Gather each line containing the string "LaTeX" from these entries.

## RAW RECORDS
____________________

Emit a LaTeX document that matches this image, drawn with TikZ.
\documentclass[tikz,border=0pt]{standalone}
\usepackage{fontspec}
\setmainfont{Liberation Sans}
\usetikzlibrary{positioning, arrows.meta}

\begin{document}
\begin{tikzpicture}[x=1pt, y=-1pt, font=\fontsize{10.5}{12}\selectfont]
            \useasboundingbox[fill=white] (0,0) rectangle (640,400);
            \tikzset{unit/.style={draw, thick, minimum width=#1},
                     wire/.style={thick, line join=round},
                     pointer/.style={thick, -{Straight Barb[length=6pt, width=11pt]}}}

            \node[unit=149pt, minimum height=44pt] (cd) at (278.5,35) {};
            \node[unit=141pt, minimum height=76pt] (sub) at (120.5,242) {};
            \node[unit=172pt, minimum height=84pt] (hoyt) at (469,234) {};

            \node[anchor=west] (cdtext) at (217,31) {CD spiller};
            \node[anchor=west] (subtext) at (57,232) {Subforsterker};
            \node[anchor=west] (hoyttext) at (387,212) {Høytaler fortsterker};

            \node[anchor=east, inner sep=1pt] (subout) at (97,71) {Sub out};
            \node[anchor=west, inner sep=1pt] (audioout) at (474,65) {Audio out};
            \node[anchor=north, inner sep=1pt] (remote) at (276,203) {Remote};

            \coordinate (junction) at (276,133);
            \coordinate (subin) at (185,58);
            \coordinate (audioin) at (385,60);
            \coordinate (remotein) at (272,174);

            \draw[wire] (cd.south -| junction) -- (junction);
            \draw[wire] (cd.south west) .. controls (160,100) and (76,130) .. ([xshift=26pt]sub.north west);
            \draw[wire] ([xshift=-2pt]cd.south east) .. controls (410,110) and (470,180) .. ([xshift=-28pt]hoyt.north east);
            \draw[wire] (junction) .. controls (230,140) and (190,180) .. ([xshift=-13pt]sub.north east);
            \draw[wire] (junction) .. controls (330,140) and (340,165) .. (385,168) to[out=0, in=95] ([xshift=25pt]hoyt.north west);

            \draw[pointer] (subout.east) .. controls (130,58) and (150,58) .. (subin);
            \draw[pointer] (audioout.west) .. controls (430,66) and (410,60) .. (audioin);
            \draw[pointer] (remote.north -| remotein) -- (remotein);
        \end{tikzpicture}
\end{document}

____________________

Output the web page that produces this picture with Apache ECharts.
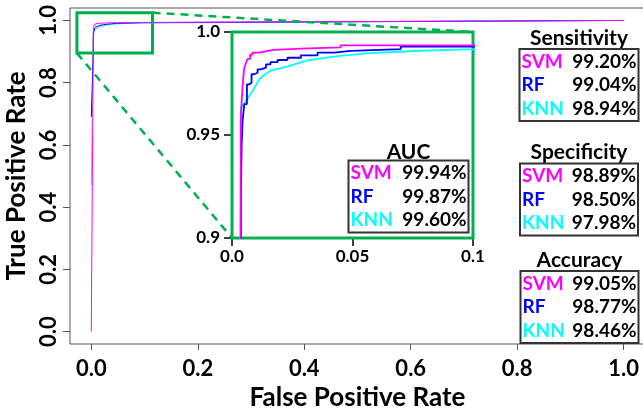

____________________

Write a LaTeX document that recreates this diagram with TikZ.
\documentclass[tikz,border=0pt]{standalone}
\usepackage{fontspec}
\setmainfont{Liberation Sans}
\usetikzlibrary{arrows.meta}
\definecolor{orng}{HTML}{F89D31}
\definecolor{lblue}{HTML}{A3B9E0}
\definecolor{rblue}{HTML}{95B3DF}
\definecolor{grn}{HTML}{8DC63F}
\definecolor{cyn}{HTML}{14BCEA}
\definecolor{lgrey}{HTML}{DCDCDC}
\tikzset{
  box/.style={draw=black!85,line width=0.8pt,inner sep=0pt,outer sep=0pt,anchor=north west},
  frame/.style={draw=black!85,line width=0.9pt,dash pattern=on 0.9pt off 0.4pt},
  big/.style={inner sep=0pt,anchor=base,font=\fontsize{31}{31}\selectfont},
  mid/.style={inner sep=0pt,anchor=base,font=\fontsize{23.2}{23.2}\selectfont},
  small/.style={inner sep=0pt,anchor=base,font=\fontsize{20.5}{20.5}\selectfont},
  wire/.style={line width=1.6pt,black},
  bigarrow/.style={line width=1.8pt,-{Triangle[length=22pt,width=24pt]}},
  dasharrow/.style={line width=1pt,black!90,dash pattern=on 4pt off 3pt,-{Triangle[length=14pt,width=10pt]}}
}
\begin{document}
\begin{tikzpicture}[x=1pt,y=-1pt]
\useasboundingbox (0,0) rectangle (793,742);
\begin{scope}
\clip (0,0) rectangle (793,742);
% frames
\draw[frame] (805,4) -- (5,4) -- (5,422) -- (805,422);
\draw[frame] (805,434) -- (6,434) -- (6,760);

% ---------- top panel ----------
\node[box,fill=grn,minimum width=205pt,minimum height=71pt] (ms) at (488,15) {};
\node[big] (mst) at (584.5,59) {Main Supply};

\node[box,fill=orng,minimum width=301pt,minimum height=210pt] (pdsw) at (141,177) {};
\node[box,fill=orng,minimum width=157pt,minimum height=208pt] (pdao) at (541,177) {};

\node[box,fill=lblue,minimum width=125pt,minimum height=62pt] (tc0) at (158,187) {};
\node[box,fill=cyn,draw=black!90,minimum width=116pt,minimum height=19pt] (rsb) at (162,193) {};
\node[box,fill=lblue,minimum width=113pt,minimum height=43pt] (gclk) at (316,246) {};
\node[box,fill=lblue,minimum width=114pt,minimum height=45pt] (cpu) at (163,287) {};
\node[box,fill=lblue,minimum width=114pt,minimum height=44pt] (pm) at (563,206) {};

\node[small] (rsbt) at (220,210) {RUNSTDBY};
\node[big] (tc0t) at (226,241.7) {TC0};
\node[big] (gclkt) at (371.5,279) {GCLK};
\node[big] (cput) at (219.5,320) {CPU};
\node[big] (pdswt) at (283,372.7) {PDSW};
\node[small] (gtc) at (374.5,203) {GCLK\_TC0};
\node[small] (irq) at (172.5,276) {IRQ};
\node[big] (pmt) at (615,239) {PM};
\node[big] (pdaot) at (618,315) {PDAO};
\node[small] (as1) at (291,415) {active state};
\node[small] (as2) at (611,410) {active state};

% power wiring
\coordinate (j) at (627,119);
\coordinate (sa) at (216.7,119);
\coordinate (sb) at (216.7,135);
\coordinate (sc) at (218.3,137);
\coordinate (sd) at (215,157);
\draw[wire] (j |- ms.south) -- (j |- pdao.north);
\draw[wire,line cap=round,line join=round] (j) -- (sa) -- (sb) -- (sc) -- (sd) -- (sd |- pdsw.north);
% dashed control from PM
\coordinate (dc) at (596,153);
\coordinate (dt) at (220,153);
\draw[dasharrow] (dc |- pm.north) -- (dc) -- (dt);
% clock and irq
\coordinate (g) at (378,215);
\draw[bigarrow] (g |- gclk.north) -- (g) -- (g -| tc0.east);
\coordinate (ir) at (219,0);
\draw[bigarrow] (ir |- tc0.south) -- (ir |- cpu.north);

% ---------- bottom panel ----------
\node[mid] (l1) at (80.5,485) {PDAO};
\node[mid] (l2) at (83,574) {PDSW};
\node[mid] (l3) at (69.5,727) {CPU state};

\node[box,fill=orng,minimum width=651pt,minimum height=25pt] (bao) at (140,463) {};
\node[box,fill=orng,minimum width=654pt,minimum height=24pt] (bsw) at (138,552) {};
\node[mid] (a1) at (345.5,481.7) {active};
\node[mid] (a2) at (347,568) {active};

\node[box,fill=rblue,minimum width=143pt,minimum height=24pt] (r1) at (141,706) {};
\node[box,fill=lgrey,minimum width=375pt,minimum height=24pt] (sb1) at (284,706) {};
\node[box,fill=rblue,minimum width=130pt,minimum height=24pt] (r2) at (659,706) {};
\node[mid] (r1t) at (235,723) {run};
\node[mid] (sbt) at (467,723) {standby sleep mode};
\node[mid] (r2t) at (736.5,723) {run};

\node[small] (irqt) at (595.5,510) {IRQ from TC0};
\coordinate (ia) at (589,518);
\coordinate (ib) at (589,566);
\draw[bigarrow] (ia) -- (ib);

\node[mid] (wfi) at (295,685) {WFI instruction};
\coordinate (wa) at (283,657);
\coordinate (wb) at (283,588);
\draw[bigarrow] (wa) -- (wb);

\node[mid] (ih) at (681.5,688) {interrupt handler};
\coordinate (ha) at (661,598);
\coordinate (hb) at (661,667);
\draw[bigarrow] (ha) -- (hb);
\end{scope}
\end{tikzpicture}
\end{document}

____________________

## RESULT OF THIS TASK
Emit a LaTeX document that matches this image, drawn with TikZ.
Write a LaTeX document that recreates this diagram with TikZ.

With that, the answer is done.